De door [verzoekster] gevorderde nakosten zullen worden toegewezen als hierna vermeld, nu gelet op het arrest van de Hoge Raad van 14 februari 2014 (ECLI:NL:HR:2014:335) de proceskostenveroordeling hiervoor reeds een executoriale titel geeft en de kantonrechter van oordeel is dat de nakosten zich ook vooraf laten begroten.

6..De beslissing

De kantonrechter:
veroordeelt [verweerder] om aan [verzoekster] te betalen een bedrag van € 132,08 bruto aan transitievergoeding, te vermeerderen met de wettelijke rente ex artikel 6:119 BW over dat bedrag vanaf 1 mei 2021 tot aan de dag der algehele voldoening;
verklaart voor recht dat het proeftijdbeding in de arbeidsovereenkomst die tussen partijen heeft bestaan nietig is;
veroordeelt [verweerder] om aan [verzoekster] te betalen het bruto equivalent van een bedrag van
€ 3.052,55 netto (inclusief 8% vakantietoeslag) aan achterstallig loon over de periode
7 januari 2021 tot 1 april 2021, te vermeerderen met de wettelijke verhoging ex artikel 7:625 BW met een maximum van 50% en de wettelijke rente ex artikel 6:119 BW over:
  • € 687,09 netto (restant loon januari 2021) vanaf 4 februari 2021 tot aan de dag der algehele voldoening, en
  • € 793,98 netto (restant loon februari 2021) vanaf 4 maart 2021 tot aan de dag der algehele voldoening, en
  • € 1.571,48 netto (loon maart 2021) vanaf 8 april 2021 tot aan de dag der algehele voldoening;
veroordeelt [verweerder] om aan [verzoekster] te betalen een bedrag van € 387,36 bruto aan vergoeding van niet-genoten vakantie-uren, te vermeerderen met de wettelijke rente
ex artikel 6:119 BW over dat bedrag vanaf 1 mei 2021 tot aan de dag der algehele voldoening;
veroordeelt [verweerder] tot het verstrekken aan [verzoekster] van de bij de arbeidsovereenkomst en het over de periode 7 januari 2021 tot 1 april 2021 verschuldigde loon behorende loonstroken en de eindafrekening binnen twee weken na de betekening van deze beschikking en bepaalt dat [verweerder] een dwangsom verbeurt voor iedere dag dat hij in gebreke blijft aan deze veroordeling te voldoen, ter hoogte van € 50,00 per dag met een maximum van € 2.500,00 in totaal;
veroordeelt [verweerder] om aan [verzoekster] te betalen een bedrag van € 154,35 aan buitengerechtelijke kosten;
veroordeelt [verweerder] in de proceskosten, tot aan deze uitspraak aan de zijde van [verzoekster] vastgesteld op € 85,00 aan verschotten en € 498,00 aan salaris van de gemachtigde, van welke bedragen het totaal rechtstreeks aan die gemachtigde dient te worden voldaan,
te vermeerderen met de wettelijke rente ex artikel 6:119 BW over dat totaalbedrag vanaf veertien dagen na deze beschikking tot de dag der algehele voldoening, en tevens, indien [verweerder] niet binnen veertien dagen na de datum van de onderhavige beschikking (vrijwillig) aan deze beschikking heeft voldaan, een bedrag van € 124,00 aan nasalaris.
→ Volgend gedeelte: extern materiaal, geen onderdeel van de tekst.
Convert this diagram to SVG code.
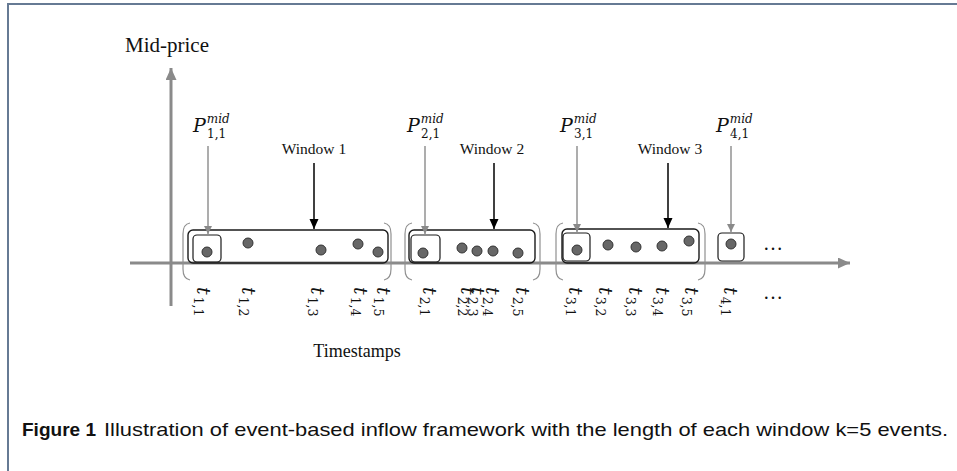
<svg xmlns="http://www.w3.org/2000/svg" width="957" height="471" viewBox="0 0 957 471">
<defs>
<marker id="ga" markerWidth="10" markerHeight="10" refX="8" refY="4.5" orient="auto" markerUnits="userSpaceOnUse"><path d="M0,0.5 L8,4.5 L0,8.5 z" fill="#8a8a8a"/></marker>
<marker id="ba" markerWidth="12" markerHeight="10" refX="10" refY="4.5" orient="auto" markerUnits="userSpaceOnUse"><path d="M0,0 L10,4.5 L0,9 z" fill="#000"/></marker>
<marker id="axa" markerWidth="14" markerHeight="12" refX="12" refY="5.5" orient="auto" markerUnits="userSpaceOnUse"><path d="M0,0 L12,5.5 L0,11 z" fill="#8a8a8a"/></marker>
</defs>
<style>
.ax{stroke:#8a8a8a;stroke-width:3;fill:none}
.win{fill:none;stroke:#1a1a1a;stroke-width:1.4}
.sb{fill:none;stroke:#1a1a1a;stroke-width:1.2}
.par{fill:none;stroke:#909090;stroke-width:1.2}
.dot{fill:#676767;stroke:#333;stroke-width:1}
.ser{font-family:"Liberation Serif",serif;fill:#111}
.mth{font-family:"DejaVu Serif","Liberation Serif",serif;fill:#111}
.it{font-style:italic}
.ga{stroke:#8a8a8a;stroke-width:1.4;marker-end:url(#ga)}
.bk{stroke:#000;stroke-width:1.5;marker-end:url(#ba)}
.cap{font-family:"Liberation Sans",sans-serif;font-size:19px;fill:#111}
.tl{font-size:19px}
.ts{font-size:12.5px}
.pl{font-size:19px}
.ps{font-size:12px}
</style>
<path d="M8,471 V4 H957" fill="none" stroke="#667a94" stroke-width="2"/>

<g id="axes">
<line class="ax" x1="171" y1="306" x2="171" y2="68" marker-end="url(#axa)"/>
<line class="ax" x1="130" y1="263" x2="850" y2="263" marker-end="url(#axa)"/>
<text class="ser" x="125" y="52" font-size="21">Mid-price</text>
<text class="ser" x="357" y="357" font-size="18" text-anchor="middle">Timestamps</text>
</g>

<g id="window1">
<path class="par" d="M190,223 Q183,224 183,234 V269 Q183,279 190,280"/>
<path class="par" d="M384,223 Q391,224 391,234 V269 Q391,279 384,280"/>
<rect class="win" x="188" y="230" width="200" height="33" rx="5"/>
<rect class="sb" x="193" y="235" width="28" height="27" rx="4"/>
<circle class="dot" cx="207" cy="252" r="5"/>
<circle class="dot" cx="248" cy="243" r="5"/>
<circle class="dot" cx="321" cy="250" r="5"/>
<circle class="dot" cx="358" cy="244" r="5"/>
<circle class="dot" cx="378" cy="252" r="5"/>
<text class="ser" x="314" y="154" font-size="15.5" text-anchor="middle">Window 1</text>
</g>

<g id="window2">
<path class="par" d="M412,223 Q405,224 405,234 V269 Q405,279 412,280"/>
<path class="par" d="M533,223 Q540,224 540,234 V269 Q540,279 533,280"/>
<rect class="win" x="409" y="230" width="126" height="33" rx="5"/>
<rect class="sb" x="411" y="235" width="29" height="27" rx="4"/>
<circle class="dot" cx="423" cy="253" r="5"/>
<circle class="dot" cx="462" cy="248" r="5"/>
<circle class="dot" cx="477" cy="251" r="5"/>
<circle class="dot" cx="493" cy="251" r="5"/>
<circle class="dot" cx="518" cy="253" r="5"/>
<text class="ser" x="492" y="154" font-size="15.5" text-anchor="middle">Window 2</text>
</g>

<g id="window3">
<path class="par" d="M563,223 Q556,224 556,234 V269 Q556,279 563,280"/>
<path class="par" d="M698,223 Q705,224 705,234 V269 Q705,279 698,280"/>
<rect class="win" x="562" y="229" width="137" height="34" rx="5"/>
<rect class="sb" x="563" y="233" width="27" height="28" rx="4"/>
<circle class="dot" cx="577" cy="250" r="5"/>
<circle class="dot" cx="608" cy="245" r="5"/>
<circle class="dot" cx="636" cy="247" r="5"/>
<circle class="dot" cx="662" cy="246" r="5"/>
<circle class="dot" cx="689" cy="241" r="5"/>
<text class="ser" x="670" y="154" font-size="15.5" text-anchor="middle">Window 3</text>
</g>

<g id="window4">
<rect class="sb" x="718" y="233" width="26" height="28" rx="4"/>
<circle class="dot" cx="731" cy="244" r="5"/>
<text class="ser" x="763" y="250" font-size="20">…</text>
<text class="ser" x="763" y="299" font-size="20">…</text>
</g>

<g id="price-labels" class="mth">
<text x="193" y="132"><tspan class="it pl">P</tspan><tspan class="it ps" dx="1" dy="-9">mid</tspan></text>
<text x="207" y="138" class="ps">1,1</text>
<text x="407" y="132"><tspan class="it pl">P</tspan><tspan class="it ps" dx="1" dy="-9">mid</tspan></text>
<text x="421" y="138" class="ps">2,1</text>
<text x="560" y="132"><tspan class="it pl">P</tspan><tspan class="it ps" dx="1" dy="-9">mid</tspan></text>
<text x="574" y="138" class="ps">3,1</text>
<text x="716" y="132"><tspan class="it pl">P</tspan><tspan class="it ps" dx="1" dy="-9">mid</tspan></text>
<text x="730" y="138" class="ps">4,1</text>
</g>

<g id="time-labels" class="mth">
<text transform="translate(197,287) rotate(90)"><tspan class="it tl">t</tspan><tspan class="ts" dx="2" dy="3">1,1</tspan></text>
<text transform="translate(242,287) rotate(90)"><tspan class="it tl">t</tspan><tspan class="ts" dx="2" dy="3">1,2</tspan></text>
<text transform="translate(311,287) rotate(90)"><tspan class="it tl">t</tspan><tspan class="ts" dx="2" dy="3">1,3</tspan></text>
<text transform="translate(354,287) rotate(90)"><tspan class="it tl">t</tspan><tspan class="ts" dx="2" dy="3">1,4</tspan></text>
<text transform="translate(377,287) rotate(90)"><tspan class="it tl">t</tspan><tspan class="ts" dx="2" dy="3">1,5</tspan></text>
<text transform="translate(423,287) rotate(90)"><tspan class="it tl">t</tspan><tspan class="ts" dx="2" dy="3">2,1</tspan></text>
<text transform="translate(461,287) rotate(90)"><tspan class="it tl">t</tspan><tspan class="ts" dx="2" dy="3">2,2</tspan></text>
<text transform="translate(471,287) rotate(90)"><tspan class="it tl">t</tspan><tspan class="ts" dx="2" dy="3">2,3</tspan></text>
<text transform="translate(486,287) rotate(90)"><tspan class="it tl">t</tspan><tspan class="ts" dx="2" dy="3">2,4</tspan></text>
<text transform="translate(516,287) rotate(90)"><tspan class="it tl">t</tspan><tspan class="ts" dx="2" dy="3">2,5</tspan></text>
<text transform="translate(569,287) rotate(90)"><tspan class="it tl">t</tspan><tspan class="ts" dx="2" dy="3">3,1</tspan></text>
<text transform="translate(599,287) rotate(90)"><tspan class="it tl">t</tspan><tspan class="ts" dx="2" dy="3">3,2</tspan></text>
<text transform="translate(629,287) rotate(90)"><tspan class="it tl">t</tspan><tspan class="ts" dx="2" dy="3">3,3</tspan></text>
<text transform="translate(656,287) rotate(90)"><tspan class="it tl">t</tspan><tspan class="ts" dx="2" dy="3">3,4</tspan></text>
<text transform="translate(685,287) rotate(90)"><tspan class="it tl">t</tspan><tspan class="ts" dx="2" dy="3">3,5</tspan></text>
<text transform="translate(724,287) rotate(90)"><tspan class="it tl">t</tspan><tspan class="ts" dx="2" dy="3">4,1</tspan></text>
</g>

<g id="connectors">
<line class="ga" x1="208" y1="146" x2="208" y2="234"/>
<line class="ga" x1="425" y1="146" x2="425" y2="234"/>
<line class="ga" x1="577" y1="146" x2="577" y2="232"/>
<line class="ga" x1="731" y1="146" x2="731" y2="232"/>
<line class="bk" x1="314" y1="163" x2="314" y2="229"/>
<line class="bk" x1="494" y1="163" x2="494" y2="229"/>
<line class="bk" x1="668" y1="163" x2="668" y2="228"/>
</g>

<g id="caption">
<text class="cap" x="22" y="436" font-weight="bold" textLength="74" lengthAdjust="spacingAndGlyphs">Figure 1</text>
<text class="cap" x="104" y="436" textLength="844" lengthAdjust="spacingAndGlyphs">Illustration of event-based inflow framework with the length of each window k=5 events.</text>
</g>
</svg>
Indien daarna betekening van deze beschikking heeft plaatsgevonden, dient het bedrag aan nasalaris nog te worden verhoogd met de kosten van betekening;
verklaart deze beschikking voor zover het de veroordelingen betreft uitvoerbaar bij voorraad en wijst af het meer of anders verzochte.
Deze beschikking is gegeven door mr. K.J. Bezuijen en uitgesproken ter openbare terechtzitting.